INFORMATION SHOWN:
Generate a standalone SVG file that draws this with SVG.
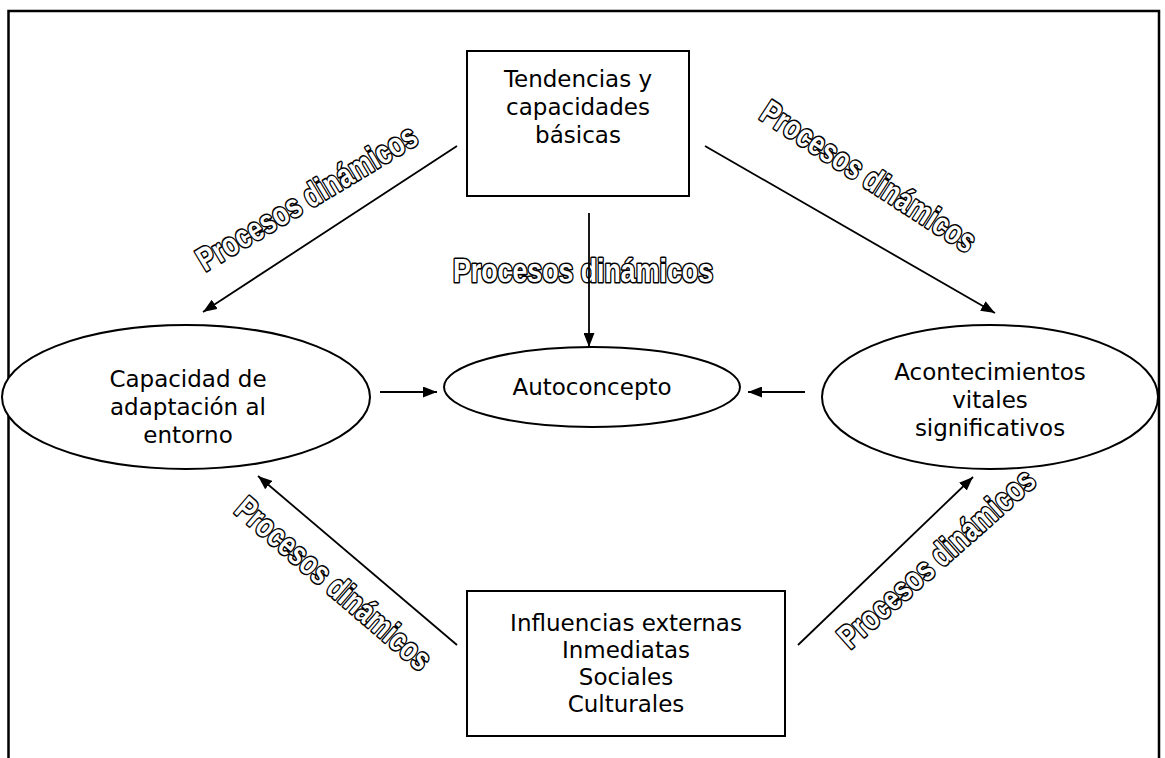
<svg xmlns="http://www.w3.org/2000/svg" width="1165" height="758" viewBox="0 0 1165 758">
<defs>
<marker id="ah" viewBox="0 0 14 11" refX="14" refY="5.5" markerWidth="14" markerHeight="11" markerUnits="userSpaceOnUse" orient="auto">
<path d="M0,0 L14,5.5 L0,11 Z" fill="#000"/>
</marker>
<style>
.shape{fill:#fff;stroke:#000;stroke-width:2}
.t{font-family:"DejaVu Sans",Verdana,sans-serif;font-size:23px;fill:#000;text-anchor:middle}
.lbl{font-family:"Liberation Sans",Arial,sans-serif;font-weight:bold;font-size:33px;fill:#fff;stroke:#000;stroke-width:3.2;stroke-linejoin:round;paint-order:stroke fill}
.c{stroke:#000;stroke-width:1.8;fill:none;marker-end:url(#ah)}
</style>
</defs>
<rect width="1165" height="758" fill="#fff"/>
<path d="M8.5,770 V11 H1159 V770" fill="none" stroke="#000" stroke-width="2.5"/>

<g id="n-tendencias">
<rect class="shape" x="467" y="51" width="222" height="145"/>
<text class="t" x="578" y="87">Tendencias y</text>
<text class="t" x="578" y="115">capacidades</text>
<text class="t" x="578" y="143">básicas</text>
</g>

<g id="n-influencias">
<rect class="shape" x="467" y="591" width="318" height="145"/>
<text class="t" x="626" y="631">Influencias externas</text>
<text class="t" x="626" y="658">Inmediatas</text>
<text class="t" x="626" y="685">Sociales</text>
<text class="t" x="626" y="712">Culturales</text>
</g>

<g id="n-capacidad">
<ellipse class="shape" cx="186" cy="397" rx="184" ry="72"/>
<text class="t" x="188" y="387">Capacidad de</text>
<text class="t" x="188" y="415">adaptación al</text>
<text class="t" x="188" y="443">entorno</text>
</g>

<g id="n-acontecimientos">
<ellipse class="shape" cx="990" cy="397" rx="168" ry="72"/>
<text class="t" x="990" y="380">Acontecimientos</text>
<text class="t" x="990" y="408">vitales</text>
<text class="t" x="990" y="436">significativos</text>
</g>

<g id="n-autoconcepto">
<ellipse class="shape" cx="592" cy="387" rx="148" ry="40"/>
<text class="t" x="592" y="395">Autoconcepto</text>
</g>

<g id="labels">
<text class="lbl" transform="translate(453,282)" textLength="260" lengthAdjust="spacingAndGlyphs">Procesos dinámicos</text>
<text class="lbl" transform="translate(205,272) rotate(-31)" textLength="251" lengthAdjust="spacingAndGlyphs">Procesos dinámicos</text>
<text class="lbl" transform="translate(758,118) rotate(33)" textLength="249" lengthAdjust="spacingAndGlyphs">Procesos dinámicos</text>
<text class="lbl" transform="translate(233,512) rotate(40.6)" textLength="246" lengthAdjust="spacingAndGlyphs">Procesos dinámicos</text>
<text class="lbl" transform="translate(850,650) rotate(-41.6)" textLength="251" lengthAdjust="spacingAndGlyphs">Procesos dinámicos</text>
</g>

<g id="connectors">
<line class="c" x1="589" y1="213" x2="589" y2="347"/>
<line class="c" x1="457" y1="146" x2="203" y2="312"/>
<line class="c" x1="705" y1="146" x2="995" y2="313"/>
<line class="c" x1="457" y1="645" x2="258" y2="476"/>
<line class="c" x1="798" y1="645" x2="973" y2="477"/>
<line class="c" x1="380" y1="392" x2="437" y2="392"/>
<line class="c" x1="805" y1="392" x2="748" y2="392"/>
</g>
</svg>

SHORT PROBLEM: In your copy, leave out the pictures and reproduce the material above exactly.

TASK SOLUTION:
Generate a standalone SVG file that draws this with SVG.
<svg xmlns="http://www.w3.org/2000/svg" width="1165" height="758" viewBox="0 0 1165 758">
<defs>
<marker id="ah" viewBox="0 0 14 11" refX="14" refY="5.5" markerWidth="14" markerHeight="11" markerUnits="userSpaceOnUse" orient="auto">
<path d="M0,0 L14,5.5 L0,11 Z" fill="#000"/>
</marker>
<style>
.shape{fill:#fff;stroke:#000;stroke-width:2}
.t{font-family:"DejaVu Sans",Verdana,sans-serif;font-size:23px;fill:#000;text-anchor:middle}
.lbl{font-family:"Liberation Sans",Arial,sans-serif;font-weight:bold;font-size:33px;fill:#fff;stroke:#000;stroke-width:3.2;stroke-linejoin:round;paint-order:stroke fill}
.c{stroke:#000;stroke-width:1.8;fill:none;marker-end:url(#ah)}
</style>
</defs>
<rect width="1165" height="758" fill="#fff"/>
<path d="M8.5,770 V11 H1159 V770" fill="none" stroke="#000" stroke-width="2.5"/>

<g id="n-tendencias">
<rect class="shape" x="467" y="51" width="222" height="145"/>
<text class="t" x="578" y="87">Tendencias y</text>
<text class="t" x="578" y="115">capacidades</text>
<text class="t" x="578" y="143">básicas</text>
</g>

<g id="n-influencias">
<rect class="shape" x="467" y="591" width="318" height="145"/>
<text class="t" x="626" y="631">Influencias externas</text>
<text class="t" x="626" y="658">Inmediatas</text>
<text class="t" x="626" y="685">Sociales</text>
<text class="t" x="626" y="712">Culturales</text>
</g>

<g id="n-capacidad">
<ellipse class="shape" cx="186" cy="397" rx="184" ry="72"/>
<text class="t" x="188" y="387">Capacidad de</text>
<text class="t" x="188" y="415">adaptación al</text>
<text class="t" x="188" y="443">entorno</text>
</g>

<g id="n-acontecimientos">
<ellipse class="shape" cx="990" cy="397" rx="168" ry="72"/>
<text class="t" x="990" y="380">Acontecimientos</text>
<text class="t" x="990" y="408">vitales</text>
<text class="t" x="990" y="436">significativos</text>
</g>

<g id="n-autoconcepto">
<ellipse class="shape" cx="592" cy="387" rx="148" ry="40"/>
<text class="t" x="592" y="395">Autoconcepto</text>
</g>

<g id="labels">
<text class="lbl" transform="translate(453,282)" textLength="260" lengthAdjust="spacingAndGlyphs">Procesos dinámicos</text>
<text class="lbl" transform="translate(205,272) rotate(-31)" textLength="251" lengthAdjust="spacingAndGlyphs">Procesos dinámicos</text>
<text class="lbl" transform="translate(758,118) rotate(33)" textLength="249" lengthAdjust="spacingAndGlyphs">Procesos dinámicos</text>
<text class="lbl" transform="translate(233,512) rotate(40.6)" textLength="246" lengthAdjust="spacingAndGlyphs">Procesos dinámicos</text>
<text class="lbl" transform="translate(850,650) rotate(-41.6)" textLength="251" lengthAdjust="spacingAndGlyphs">Procesos dinámicos</text>
</g>

<g id="connectors">
<line class="c" x1="589" y1="213" x2="589" y2="347"/>
<line class="c" x1="457" y1="146" x2="203" y2="312"/>
<line class="c" x1="705" y1="146" x2="995" y2="313"/>
<line class="c" x1="457" y1="645" x2="258" y2="476"/>
<line class="c" x1="798" y1="645" x2="973" y2="477"/>
<line class="c" x1="380" y1="392" x2="437" y2="392"/>
<line class="c" x1="805" y1="392" x2="748" y2="392"/>
</g>
</svg>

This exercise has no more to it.